Restate the material word for word and leave out anything that is a picture.

────────────────────────────────────────

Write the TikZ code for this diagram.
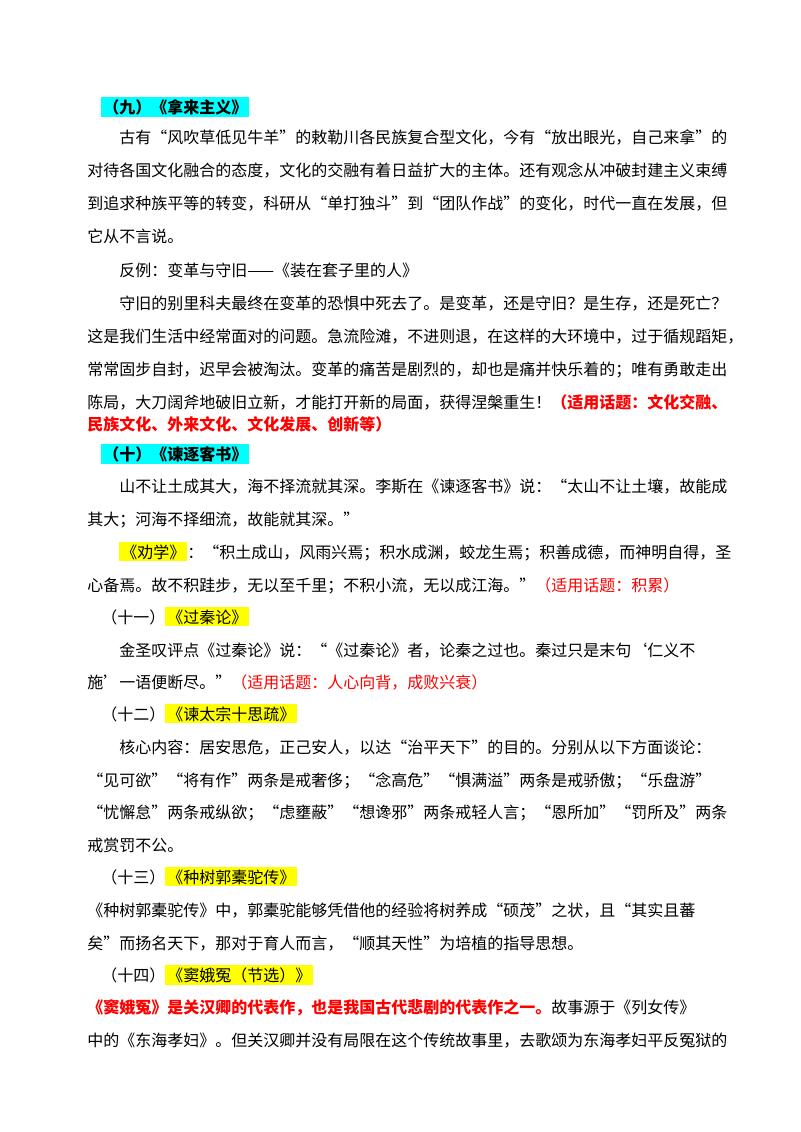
\documentclass[tikz,border=0pt]{standalone}
\usepackage{fontspec}
\setmainfont{Noto Sans CJK SC}
\usepackage{xcolor}
\definecolor{hlcyan}{RGB}{0,255,255}
\definecolor{hlyellow}{RGB}{255,255,0}
\definecolor{topicred}{RGB}{255,0,0}
\newcommand{\hlbox}[2]{{\setlength{\fboxsep}{1.5pt}\colorbox{#1}{#2}}}
\tikzset{
  txt/.style={anchor=base west, inner sep=0pt, font=\fontsize{12}{12}\selectfont},
  topic/.style={text=topicred},
}
\begin{document}
\begin{tikzpicture}[x=0.75pt, y=-0.75pt]
  \useasboundingbox[fill=white] (0, 0) rectangle (800, 1132);
  % (九)
  \node[txt] (h9) at (101, 113) {\hlbox{hlcyan}{\textbf{（九）《拿来主义》}}};
  \node[txt] (p1) at (119, 143) {古有“风吹草低见牛羊”的敕勒川各民族复合型文化，今有“放出眼光，自己来拿”的};
  \node[txt] (p2) at (87, 176) {对待各国文化融合的态度，文化的交融有着日益扩大的主体。还有观念从冲破封建主义束缚};
  \node[txt] (p3) at (87, 209) {到追求种族平等的转变，科研从“单打独斗”到“团队作战”的变化，时代一直在发展，但};
  \node[txt] (p4) at (87, 242) {它从不言说。};
  \node[txt] (p5) at (119, 276) {反例：变革与守旧——《装在套子里的人》};
  \node[txt] (p6) at (119, 309) {守旧的别里科夫最终在变革的恐惧中死去了。是变革，还是守旧？是生存，还是死亡？};
  \node[txt] (p7) at (87, 342) {这是我们生活中经常面对的问题。急流险滩，不进则退，在这样的大环境中，过于循规蹈矩，};
  \node[txt] (p8) at (87, 375) {常常固步自封，迟早会被淘汰。变革的痛苦是剧烈的，却也是痛并快乐着的；唯有勇敢走出};
  \node[txt] (p9) at (87, 408) {陈局，大刀阔斧地破旧立新，才能打开新的局面，获得涅槃重生！\textcolor{topicred}{\textbf{（适用话题：文化交融、}}};
  \node[txt, topic] (p10) at (87, 430) {\textbf{民族文化、外来文化、文化发展、创新等）}};
  % (十)
  \node[txt] (h10) at (101, 460) {\hlbox{hlcyan}{\textbf{（十）《谏逐客书》}}};
  \node[txt] (q1) at (119, 492) {山不让土成其大，海不择流就其深。李斯在《谏逐客书》说：“太山不让土壤，故能成};
  \node[txt] (q2) at (87, 525) {其大；河海不择细流，故能就其深。”};
  \node[txt] (q3) at (119, 558) {\hlbox{hlyellow}{《劝学》}：“积土成山，风雨兴焉；积水成渊，蛟龙生焉；积善成德，而神明自得，圣};
  \node[txt] (q4) at (87, 591) {心备焉。故不积跬步，无以至千里；不积小流，无以成江海。”\textcolor{topicred}{（适用话题：积累）}};
  % (十一)
  \node[txt] (h11) at (101, 623) {（十一）\hlbox{hlyellow}{《过秦论》}};
  \node[txt] (r1) at (119, 656) {金圣叹评点《过秦论》说：“《过秦论》者，论秦之过也。秦过只是末句‘仁义不};
  \node[txt] (r2) at (87, 688) {施’一语便断尽。”\textcolor{topicred}{（适用话题：人心向背，成败兴衰）}};
  % (十二)
  \node[txt] (h12) at (101, 720) {（十二）\hlbox{hlyellow}{《谏太宗十思疏》}};
  \node[txt] (s1) at (119, 753) {核心内容：居安思危，正己安人，以达“治平天下”的目的。分别从以下方面谈论：};
  \node[txt] (s2) at (87, 786) {“见可欲”“将有作”两条是戒奢侈；“念高危”“惧满溢”两条是戒骄傲；“乐盘游”};
  \node[txt] (s3) at (87, 818) {“忧懈怠”两条戒纵欲；“虑壅蔽”“想谗邪”两条戒轻人言；“恩所加”“罚所及”两条};
  \node[txt] (s4) at (87, 851) {戒赏罚不公。};
  % (十三)
  \node[txt] (h13) at (101, 883) {（十三）\hlbox{hlyellow}{《种树郭橐驼传》}};
  \node[txt] (t1) at (87, 916) {《种树郭橐驼传》中，郭橐驼能够凭借他的经验将树养成“硕茂”之状，且“其实且蕃};
  \node[txt] (t2) at (87, 949) {矣”而扬名天下，那对于育人而言，“顺其天性”为培植的指导思想。};
  % (十四)
  \node[txt] (h14) at (101, 981) {（十四）\hlbox{hlyellow}{《窦娥冤（节选）》}};
  \node[txt] (u1) at (87, 1013) {\textcolor{topicred}{\textbf{《窦娥冤》是关汉卿的代表作，也是我国古代悲剧的代表作之一。}}故事源于《列女传》};
  \node[txt] (u2) at (87, 1046) {中的《东海孝妇》。但关汉卿并没有局限在这个传统故事里，去歌颂为东海孝妇平反冤狱的};
\end{tikzpicture}
\end{document}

────────────────────────────────────────

▸ Solved problem:
Write the TikZ code for this diagram.
\documentclass[tikz,border=0pt]{standalone}
\usepackage{fontspec}
\setmainfont{Noto Sans CJK SC}
\usepackage{xcolor}
\definecolor{hlcyan}{RGB}{0,255,255}
\definecolor{hlyellow}{RGB}{255,255,0}
\definecolor{topicred}{RGB}{255,0,0}
\newcommand{\hlbox}[2]{{\setlength{\fboxsep}{1.5pt}\colorbox{#1}{#2}}}
\tikzset{
  txt/.style={anchor=base west, inner sep=0pt, font=\fontsize{12}{12}\selectfont},
  topic/.style={text=topicred},
}
\begin{document}
\begin{tikzpicture}[x=0.75pt, y=-0.75pt]
  \useasboundingbox[fill=white] (0, 0) rectangle (800, 1132);
  % (九)
  \node[txt] (h9) at (101, 113) {\hlbox{hlcyan}{\textbf{（九）《拿来主义》}}};
  \node[txt] (p1) at (119, 143) {古有“风吹草低见牛羊”的敕勒川各民族复合型文化，今有“放出眼光，自己来拿”的};
  \node[txt] (p2) at (87, 176) {对待各国文化融合的态度，文化的交融有着日益扩大的主体。还有观念从冲破封建主义束缚};
  \node[txt] (p3) at (87, 209) {到追求种族平等的转变，科研从“单打独斗”到“团队作战”的变化，时代一直在发展，但};
  \node[txt] (p4) at (87, 242) {它从不言说。};
  \node[txt] (p5) at (119, 276) {反例：变革与守旧——《装在套子里的人》};
  \node[txt] (p6) at (119, 309) {守旧的别里科夫最终在变革的恐惧中死去了。是变革，还是守旧？是生存，还是死亡？};
  \node[txt] (p7) at (87, 342) {这是我们生活中经常面对的问题。急流险滩，不进则退，在这样的大环境中，过于循规蹈矩，};
  \node[txt] (p8) at (87, 375) {常常固步自封，迟早会被淘汰。变革的痛苦是剧烈的，却也是痛并快乐着的；唯有勇敢走出};
  \node[txt] (p9) at (87, 408) {陈局，大刀阔斧地破旧立新，才能打开新的局面，获得涅槃重生！\textcolor{topicred}{\textbf{（适用话题：文化交融、}}};
  \node[txt, topic] (p10) at (87, 430) {\textbf{民族文化、外来文化、文化发展、创新等）}};
  % (十)
  \node[txt] (h10) at (101, 460) {\hlbox{hlcyan}{\textbf{（十）《谏逐客书》}}};
  \node[txt] (q1) at (119, 492) {山不让土成其大，海不择流就其深。李斯在《谏逐客书》说：“太山不让土壤，故能成};
  \node[txt] (q2) at (87, 525) {其大；河海不择细流，故能就其深。”};
  \node[txt] (q3) at (119, 558) {\hlbox{hlyellow}{《劝学》}：“积土成山，风雨兴焉；积水成渊，蛟龙生焉；积善成德，而神明自得，圣};
  \node[txt] (q4) at (87, 591) {心备焉。故不积跬步，无以至千里；不积小流，无以成江海。”\textcolor{topicred}{（适用话题：积累）}};
  % (十一)
  \node[txt] (h11) at (101, 623) {（十一）\hlbox{hlyellow}{《过秦论》}};
  \node[txt] (r1) at (119, 656) {金圣叹评点《过秦论》说：“《过秦论》者，论秦之过也。秦过只是末句‘仁义不};
  \node[txt] (r2) at (87, 688) {施’一语便断尽。”\textcolor{topicred}{（适用话题：人心向背，成败兴衰）}};
  % (十二)
  \node[txt] (h12) at (101, 720) {（十二）\hlbox{hlyellow}{《谏太宗十思疏》}};
  \node[txt] (s1) at (119, 753) {核心内容：居安思危，正己安人，以达“治平天下”的目的。分别从以下方面谈论：};
  \node[txt] (s2) at (87, 786) {“见可欲”“将有作”两条是戒奢侈；“念高危”“惧满溢”两条是戒骄傲；“乐盘游”};
  \node[txt] (s3) at (87, 818) {“忧懈怠”两条戒纵欲；“虑壅蔽”“想谗邪”两条戒轻人言；“恩所加”“罚所及”两条};
  \node[txt] (s4) at (87, 851) {戒赏罚不公。};
  % (十三)
  \node[txt] (h13) at (101, 883) {（十三）\hlbox{hlyellow}{《种树郭橐驼传》}};
  \node[txt] (t1) at (87, 916) {《种树郭橐驼传》中，郭橐驼能够凭借他的经验将树养成“硕茂”之状，且“其实且蕃};
  \node[txt] (t2) at (87, 949) {矣”而扬名天下，那对于育人而言，“顺其天性”为培植的指导思想。};
  % (十四)
  \node[txt] (h14) at (101, 981) {（十四）\hlbox{hlyellow}{《窦娥冤（节选）》}};
  \node[txt] (u1) at (87, 1013) {\textcolor{topicred}{\textbf{《窦娥冤》是关汉卿的代表作，也是我国古代悲剧的代表作之一。}}故事源于《列女传》};
  \node[txt] (u2) at (87, 1046) {中的《东海孝妇》。但关汉卿并没有局限在这个传统故事里，去歌颂为东海孝妇平反冤狱的};
\end{tikzpicture}
\end{document}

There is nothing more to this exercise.